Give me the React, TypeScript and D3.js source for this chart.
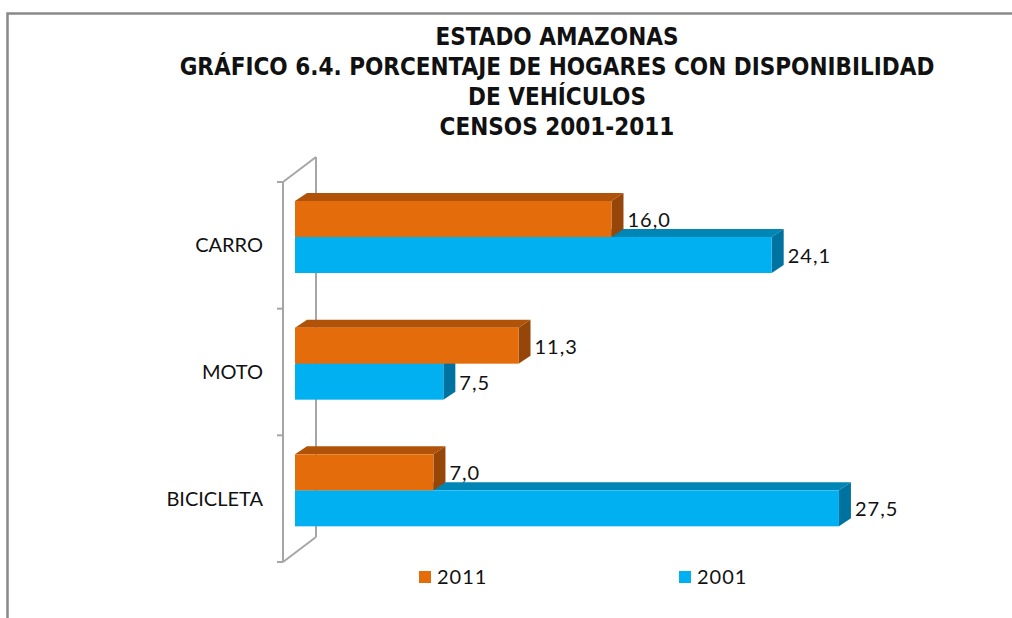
import React from "react";
import * as d3 from "d3";

const categories = ["CARRO", "MOTO", "BICICLETA"];
const values2011 = [16.0, 11.3, 7.0];
const values2001 = [24.1, 7.5, 27.5];
const seriesNames = ["2011", "2001"];
const titleLines = [
  "ESTADO AMAZONAS",
  "GRÁFICO 6.4. PORCENTAJE DE HOGARES CON DISPONIBILIDAD",
  "DE VEHÍCULOS",
  "CENSOS 2001-2011",
];

const width = 1012,
  height = 618;

// colores: frente, tapa, lado
const orange = { front: "#E46C0A", top: "#B05309", side: "#97460A" };
const blue = { front: "#00B0F0", top: "#0085B4", side: "#0072A0" };

const fmt = (v: number) => v.toFixed(1).replace(".", ",");

export default function App() {
  const x0 = 295;
  const xScale = d3.scaleLinear().domain([0, 30]).range([x0, x0 + 30 * 19.78]);
  const yScale = d3.scaleBand().domain(categories).range([182, 562]);

  const dx = 12,
    dy = -8; // profundidad de barras
  const wx = 33,
    wy = -25; // profundidad de la pared
  const barH = 36;
  const pad = 19;

  const bar = (v: number, yTop: number, c: typeof orange, key: string) => {
    const x1 = xScale(v);
    const y1 = yTop,
      y2 = yTop + barH;
    return (
      <g key={key}>
        <polygon
          points={`${x0},${y1} ${x0 + dx},${y1 + dy} ${x1 + dx},${y1 + dy} ${x1},${y1}`}
          fill={c.top}
        />
        <polygon
          points={`${x1},${y1} ${x1 + dx},${y1 + dy} ${x1 + dx},${y2 + dy} ${x1},${y2}`}
          fill={c.side}
        />
        <rect x={x0} y={y1} width={x1 - x0} height={barH} fill={c.front} />
      </g>
    );
  };

  const [r0, r1] = yScale.range();
  const wallX = 283;
  const ticks = [...categories.map((c) => yScale(c) as number), r1];

  return (
    <div style={{ position: "absolute", left: 0, top: 0 }}>
      <svg width={width} height={height} style={{ display: "block" }}>
        <rect x={0} y={0} width={width} height={height} fill="#fff" />
        {/* marco */}
        <path d={`M${width},13.5 H7.5 V${height}`} fill="none" stroke="#898989" strokeWidth={2.5} />

        {/* titulo */}
        <g fontFamily="'DejaVu Sans Condensed', sans-serif" fontWeight="bold" fontSize={24} textAnchor="middle" fill="#111">
          {titleLines.map((t, i) => (
            <text key={i} x={557} y={45 + i * 30}>
              {t}
            </text>
          ))}
        </g>

        {/* pared del eje */}
        <g stroke="#A6A6A6" strokeWidth={2} fill="none">
          <line x1={wallX} x2={wallX} y1={r0} y2={r1} />
          <line x1={wallX + wx} x2={wallX + wx} y1={r0 + wy} y2={r1 + wy} />
          <line x1={wallX} x2={wallX + wx} y1={r0} y2={r0 + wy} />
          <line x1={wallX} x2={wallX + wx} y1={r1} y2={r1 + wy} />
          {ticks.map((t, i) => (
            <line key={i} x1={wallX - 6} x2={wallX} y1={t} y2={t} />
          ))}
        </g>

        {/* categorias */}
        <g fontFamily="Lato, sans-serif" fontSize={20} textAnchor="end" fill="#111">
          {categories.map((c) => (
            <text key={c} x={263} y={(yScale(c) as number) + yScale.bandwidth() / 2 + 7}>
              {c}
            </text>
          ))}
        </g>

        {/* barras */}
        {categories.map((c, i) => {
          const top = (yScale(c) as number) + pad;
          return (
            <g key={c}>
              {bar(values2001[i], top + barH, blue, "b")}
              {bar(values2011[i], top, orange, "o")}
            </g>
          );
        })}

        {/* etiquetas */}
        <g fontFamily="Lato, sans-serif" fontSize={20} fill="#111" letterSpacing={1}>
          {categories.map((c, i) => {
            const top = (yScale(c) as number) + pad;
            return (
              <g key={c}>
                <text x={xScale(values2011[i]) + dx + 4} y={top + barH / 2 + 8}>
                  {fmt(values2011[i])}
                </text>
                <text x={xScale(values2001[i]) + dx + 4} y={top + barH * 1.5 + 8}>
                  {fmt(values2001[i])}
                </text>
              </g>
            );
          })}
        </g>

        {/* leyenda */}
        <g fontFamily="Lato, sans-serif" fontSize={20} fill="#111" letterSpacing={1}>
          {seriesNames.map((s, i) => {
            const lx = i === 0 ? 419 : 679;
            return (
              <g key={s}>
                <rect x={lx} y={571} width={12} height={12} fill={i === 0 ? orange.front : blue.front} />
                <text x={lx + 18} y={584}>
                  {s}
                </text>
              </g>
            );
          })}
        </g>
      </svg>
    </div>
  );
}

# The task
Transcribe the opening line of the listing above, please, and every line after it through the line with "const pad = 19;", word for word, without pictures.

# Finished answer
Give me the React, TypeScript and D3.js source for this chart.
import React from "react";
import * as d3 from "d3";

const categories = ["CARRO", "MOTO", "BICICLETA"];
const values2011 = [16.0, 11.3, 7.0];
const values2001 = [24.1, 7.5, 27.5];
const seriesNames = ["2011", "2001"];
const titleLines = [
  "ESTADO AMAZONAS",
  "GRÁFICO 6.4. PORCENTAJE DE HOGARES CON DISPONIBILIDAD",
  "DE VEHÍCULOS",
  "CENSOS 2001-2011",
];

const width = 1012,
  height = 618;

// colores: frente, tapa, lado
const orange = { front: "#E46C0A", top: "#B05309", side: "#97460A" };
const blue = { front: "#00B0F0", top: "#0085B4", side: "#0072A0" };

const fmt = (v: number) => v.toFixed(1).replace(".", ",");

export default function App() {
  const x0 = 295;
  const xScale = d3.scaleLinear().domain([0, 30]).range([x0, x0 + 30 * 19.78]);
  const yScale = d3.scaleBand().domain(categories).range([182, 562]);

  const dx = 12,
    dy = -8; // profundidad de barras
  const wx = 33,
    wy = -25; // profundidad de la pared
  const barH = 36;
  const pad = 19;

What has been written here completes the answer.